Associate Professor Leo Hartley
By Helen Carter
Optometrist and GP, Associate Professor Leo Hartley, is urging optometrists to stop neglecting obstructive sleep apnoea in patients and to refer them to GPs for assessment and treatment.
Professor Hartley will discuss obstructive sleep apnoea (OSA) in general optometric practice, at North Queensland Vision 2017 in Cairns on 1-2 July.
Apart from looking for sleep apnoea symptoms in adults, he will advise optometrists to be aware that children with ADHD type symptoms could also be suffering from sleep disordered breathing.
‘Sleep apnoea is really common and one of the greatest causes of car crashes,’ Professor Hartley will advise. ‘It is a highly neglected area of optometry and medicine. Lash ptosis and obesity are dead giveaways for OSA in optometry practice but optometrists are just not checking for sleep apnoea symptoms and referring these patients to GPs.
‘OSA has been implicated in the development of non-arteritic anterior ischaemic optic neuropathy (NAION), papilloedema in idiopathic intracranial hypertension (IIH) especially in the obese, glaucoma, keratoconus, central serous chorio-retinopathy (CSCR), floppy eyelid syndrome (FES) including lash ptosis and a worsening of diabetic retinopathy.
‘If optometrists have patients with NAION, IIH, glaucoma, keratoconus, CSCR, FES or worsening diabetic retinopathy, they need to discuss symptoms of OSA with their patient and refer them to a GP,’ he said.
Symptoms in adults
OSA symptoms in adults, while asleep, include snoring, snorting, gasping or difficulty getting to sleep, episodes of no sleep, mouth breathing or shortness of breath.
Symptoms during the daytime include excessive daytime sleepiness, micro-sleeps while driving, loss of short-term memory and depression, dry mouth and sore throat, headache on waking, teeth grinding, reduced libido and restless legs.
Professor Hartley said OSA also usually led to central obesity, cardio-vascular disease, hypertension, stroke, depression, reduced mental ability and increased risk of car crashes from micro-sleeping.

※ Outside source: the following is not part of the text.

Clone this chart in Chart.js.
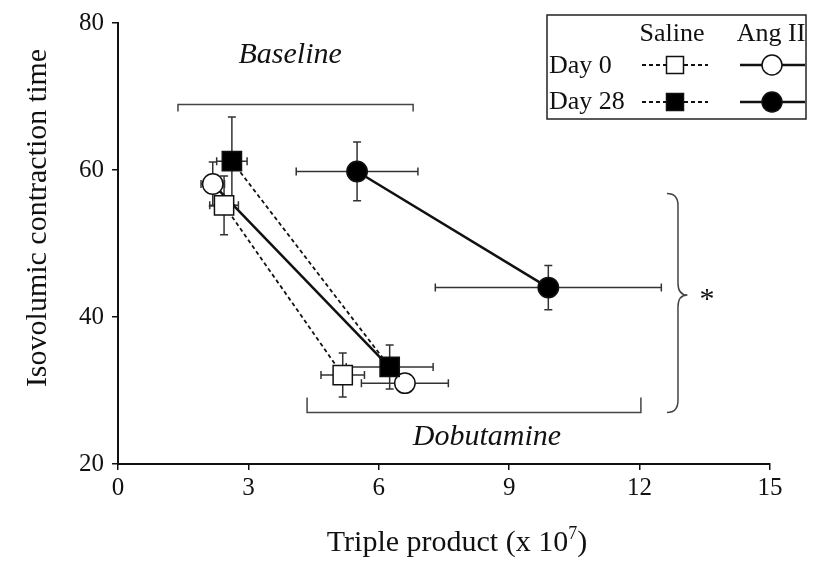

”Countless studies have shown that attention deficit hyperactivity disorder (ADHD) and ADD symptoms are indistinguishable from symptoms of sleep disordered breathing in children,’ Professor Hartley will advise.
‘These can include lack of concentration, memory loss, bed wetting, as well as the usual ADD or ADHD symptoms. They often have enlarged tonsils and adenoids. Often these children have symptoms that mimic accommodative vergence deficits due to their poor attention when reading because they are so tired.
‘These children should be referred to their GP for further sleep study investigations because the first thing in children with ADHD symptoms should be to rule out sleep disordered breathing.’
Professor Hartley practises as an optometrist, locums as a GP, lectures final year University of Melbourne optometry students on the integration between optometry and medicine, and conducts research at Townsville Hospital and the University of the Sunshine Coast.
Diabetic retinopathy tips and other topics
Professor Hartley’s other presentation at NQV will reveal top diagnostic tips for diabetic retinopathy. Joint presentations with neonatologist Associate Professor Yoga Kandasamy will discuss surprise findings on retinal blood vessels in their study of full-term low birth weight babies. They will also discuss a controversial treatment for premature babies in Australia with retinopathy of prematurity.
Topics from other speakers include evidence-based treatment for meibomian gland dysfunction, working-up and managing patients with headaches, avoiding pitfalls when managing retinal disease, what not to miss and how to avoid litigation in anterior eye disease, tips for reading retinal OCTs, essential fatty acids for vision, and acute paediatric eye conditions and ophthalmology developments.
Venue of the NQV dinner
NQV 2017 at the Hilton Cairns features a two-day clinical program incorporating lecture topics to suit all types of practice, and delivering more than 42 CPD points.
Features include dinner and drinks at AJ Hackett Cairns under the canopy in the North Queensland tropics, return coach transfers and an option to ride the world’s fastest Minjin Jungle Swing through the rainforest canopy.
‘The conference is during the school holidays for some states so make it an extended family break and bring the kids,’ Optometry Queensland/Northern Territory CEO Cathryn Baker said. ‘Cairns is the perfect location for school holiday fun, offering adventurous family outings to the Great Barrier Reef, the Daintree Rainforest or day trips to local sites.’